### [EXERCISE INPUT]
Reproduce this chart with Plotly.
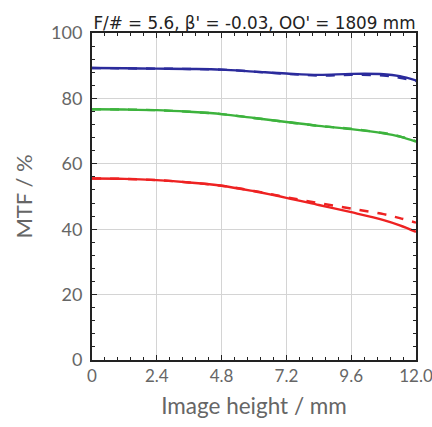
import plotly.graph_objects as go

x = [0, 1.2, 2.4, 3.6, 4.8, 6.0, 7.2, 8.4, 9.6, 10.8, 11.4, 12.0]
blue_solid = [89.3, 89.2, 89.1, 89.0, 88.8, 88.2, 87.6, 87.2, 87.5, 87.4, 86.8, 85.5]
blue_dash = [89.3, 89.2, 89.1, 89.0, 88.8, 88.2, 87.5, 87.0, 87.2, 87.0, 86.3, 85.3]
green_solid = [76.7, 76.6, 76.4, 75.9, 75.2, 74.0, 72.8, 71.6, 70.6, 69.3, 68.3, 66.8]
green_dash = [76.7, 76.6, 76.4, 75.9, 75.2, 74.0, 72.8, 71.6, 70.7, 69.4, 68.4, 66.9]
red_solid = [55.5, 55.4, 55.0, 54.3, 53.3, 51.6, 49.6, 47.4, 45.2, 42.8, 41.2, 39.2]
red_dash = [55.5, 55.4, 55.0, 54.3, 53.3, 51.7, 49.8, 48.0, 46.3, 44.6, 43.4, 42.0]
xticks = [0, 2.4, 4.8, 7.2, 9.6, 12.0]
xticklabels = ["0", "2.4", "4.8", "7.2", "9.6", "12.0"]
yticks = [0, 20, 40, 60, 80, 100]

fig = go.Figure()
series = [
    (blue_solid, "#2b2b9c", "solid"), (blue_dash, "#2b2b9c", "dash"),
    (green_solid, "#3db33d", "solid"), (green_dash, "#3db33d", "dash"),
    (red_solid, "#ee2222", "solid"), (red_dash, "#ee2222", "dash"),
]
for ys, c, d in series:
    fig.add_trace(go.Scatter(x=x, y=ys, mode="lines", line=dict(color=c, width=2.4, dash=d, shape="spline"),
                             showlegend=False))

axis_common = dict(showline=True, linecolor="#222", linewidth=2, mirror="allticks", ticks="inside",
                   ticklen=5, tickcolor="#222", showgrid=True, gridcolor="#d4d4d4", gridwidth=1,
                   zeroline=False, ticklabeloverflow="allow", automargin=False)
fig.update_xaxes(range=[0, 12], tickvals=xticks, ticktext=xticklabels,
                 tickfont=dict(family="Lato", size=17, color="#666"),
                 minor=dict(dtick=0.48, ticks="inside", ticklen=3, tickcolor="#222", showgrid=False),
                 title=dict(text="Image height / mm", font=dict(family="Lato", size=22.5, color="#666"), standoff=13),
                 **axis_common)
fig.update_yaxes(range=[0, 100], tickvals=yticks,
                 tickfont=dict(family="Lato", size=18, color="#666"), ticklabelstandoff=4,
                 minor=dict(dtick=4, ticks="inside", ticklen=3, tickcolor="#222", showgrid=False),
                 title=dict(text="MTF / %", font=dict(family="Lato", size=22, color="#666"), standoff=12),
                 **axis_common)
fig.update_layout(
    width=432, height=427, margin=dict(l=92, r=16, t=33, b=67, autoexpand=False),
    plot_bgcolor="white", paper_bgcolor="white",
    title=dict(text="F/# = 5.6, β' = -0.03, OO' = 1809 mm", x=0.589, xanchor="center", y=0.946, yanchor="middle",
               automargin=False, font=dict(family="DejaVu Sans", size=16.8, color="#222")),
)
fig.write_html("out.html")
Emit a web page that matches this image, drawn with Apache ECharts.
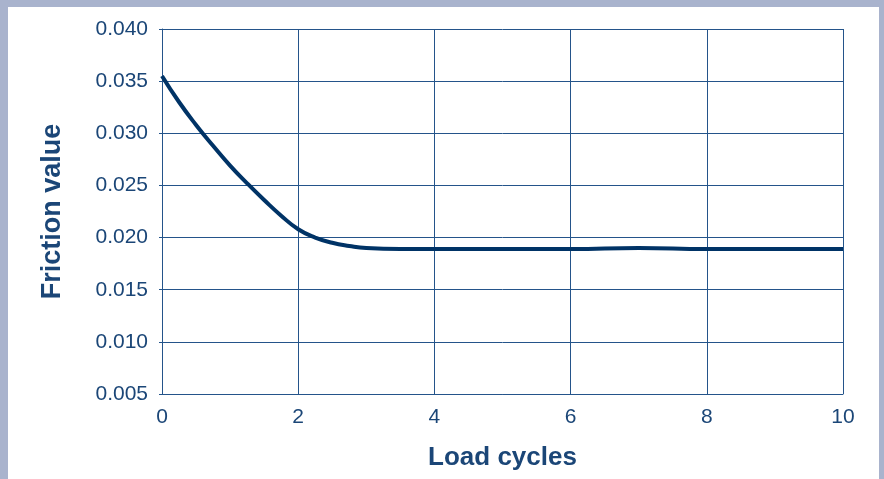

### [TO DO]
Write the material out again exactly as it appears, dropping the pictures.

### [THE COMPLETED TASK]
Reproduce this chart with Plotly.
import plotly.graph_objects as go

x = [0, 1.2, 2.4, 3.6, 4.8, 6.0, 7.2, 8.4, 9.6, 10.8, 11.4, 12.0]
blue_solid = [89.3, 89.2, 89.1, 89.0, 88.8, 88.2, 87.6, 87.2, 87.5, 87.4, 86.8, 85.5]
blue_dash = [89.3, 89.2, 89.1, 89.0, 88.8, 88.2, 87.5, 87.0, 87.2, 87.0, 86.3, 85.3]
green_solid = [76.7, 76.6, 76.4, 75.9, 75.2, 74.0, 72.8, 71.6, 70.6, 69.3, 68.3, 66.8]
green_dash = [76.7, 76.6, 76.4, 75.9, 75.2, 74.0, 72.8, 71.6, 70.7, 69.4, 68.4, 66.9]
red_solid = [55.5, 55.4, 55.0, 54.3, 53.3, 51.6, 49.6, 47.4, 45.2, 42.8, 41.2, 39.2]
red_dash = [55.5, 55.4, 55.0, 54.3, 53.3, 51.7, 49.8, 48.0, 46.3, 44.6, 43.4, 42.0]
xticks = [0, 2.4, 4.8, 7.2, 9.6, 12.0]
xticklabels = ["0", "2.4", "4.8", "7.2", "9.6", "12.0"]
yticks = [0, 20, 40, 60, 80, 100]

fig = go.Figure()
series = [
    (blue_solid, "#2b2b9c", "solid"), (blue_dash, "#2b2b9c", "dash"),
    (green_solid, "#3db33d", "solid"), (green_dash, "#3db33d", "dash"),
    (red_solid, "#ee2222", "solid"), (red_dash, "#ee2222", "dash"),
]
for ys, c, d in series:
    fig.add_trace(go.Scatter(x=x, y=ys, mode="lines", line=dict(color=c, width=2.4, dash=d, shape="spline"),
                             showlegend=False))

axis_common = dict(showline=True, linecolor="#222", linewidth=2, mirror="allticks", ticks="inside",
                   ticklen=5, tickcolor="#222", showgrid=True, gridcolor="#d4d4d4", gridwidth=1,
                   zeroline=False, ticklabeloverflow="allow", automargin=False)
fig.update_xaxes(range=[0, 12], tickvals=xticks, ticktext=xticklabels,
                 tickfont=dict(family="Lato", size=17, color="#666"),
                 minor=dict(dtick=0.48, ticks="inside", ticklen=3, tickcolor="#222", showgrid=False),
                 title=dict(text="Image height / mm", font=dict(family="Lato", size=22.5, color="#666"), standoff=13),
                 **axis_common)
fig.update_yaxes(range=[0, 100], tickvals=yticks,
                 tickfont=dict(family="Lato", size=18, color="#666"), ticklabelstandoff=4,
                 minor=dict(dtick=4, ticks="inside", ticklen=3, tickcolor="#222", showgrid=False),
                 title=dict(text="MTF / %", font=dict(family="Lato", size=22, color="#666"), standoff=12),
                 **axis_common)
fig.update_layout(
    width=432, height=427, margin=dict(l=92, r=16, t=33, b=67, autoexpand=False),
    plot_bgcolor="white", paper_bgcolor="white",
    title=dict(text="F/# = 5.6, β' = -0.03, OO' = 1809 mm", x=0.589, xanchor="center", y=0.946, yanchor="middle",
               automargin=False, font=dict(family="DejaVu Sans", size=16.8, color="#222")),
)
fig.write_html("out.html")
Emit a web page that matches this image, drawn with Apache ECharts.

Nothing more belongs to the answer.